REPUBLIC, WA - Washington Attorney General Bob Ferguson responded to a letter from a Spokane prosecuting attorney, who said Initiative 1639 is void and that Ferguson should tell Washington citizens that the law is invalid.
The first part of Washington's new gun law went into effect January 1. Initiative 1639 is a broad package of new firearms restrictions.
But the only part of the law to officially kick in today is that you have to be 21 years old to buy a semi-automatic rifle.
In July, the rest of the law will start, which includes more extensive background checks for people who want to buy semi-automatic rifles, new storage rules, and a longer waiting period.
The law has been controversial ever since 60 percent of voters passed it in November.
We spoke with Chief of Police Loren Culp in Republic, WA... who has instructed his officers not to enforce I-1639, saying that it violates the Federal Constitution.

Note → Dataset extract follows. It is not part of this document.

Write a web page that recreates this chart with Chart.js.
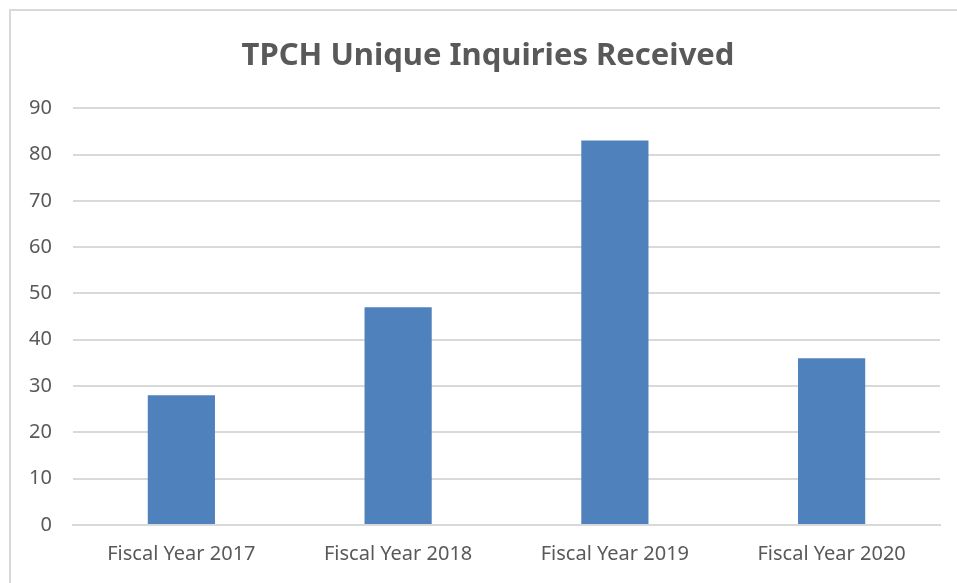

"I will not violate someone's constitutional rights because the majority of the people in the state think it's a good idea," Chief Culp stated. "1639 not only impairs, but it eliminates the constitutional rights of 18 to 21-year-olds."
On his Facebook page, Chief Culp posted a letter from Spokane County's prosecuting attorney to the current state attorney general, in which he says:
"Contrary to your normal duty to defend laws of the state of Washington, since this law is void it is your duty to advise Washington citizens it is invalid and does not need to be obeyed. You should also advise all law enforcement agencies in the state that it should not be enforced."
Attorney General Bob Ferguson recently said he's in favor of I-1639 and hopes it sparks more gun changes. His policy director, Kate Kelly, sent out Ferguson's response, which reads as follows:
"Thank you for your recent message to the Attorney General’s Office.
"We appreciate the fact that you took the time to share your thoughts regarding the constitutionality of Initiative 1639.
"Attorney General Ferguson has been clear that he is committed to protecting the legal and constitutional rights of Washingtonians, and upholding the will of the State’s voters. Our office is confident that the law is constitutional, and we intend to defend it in court.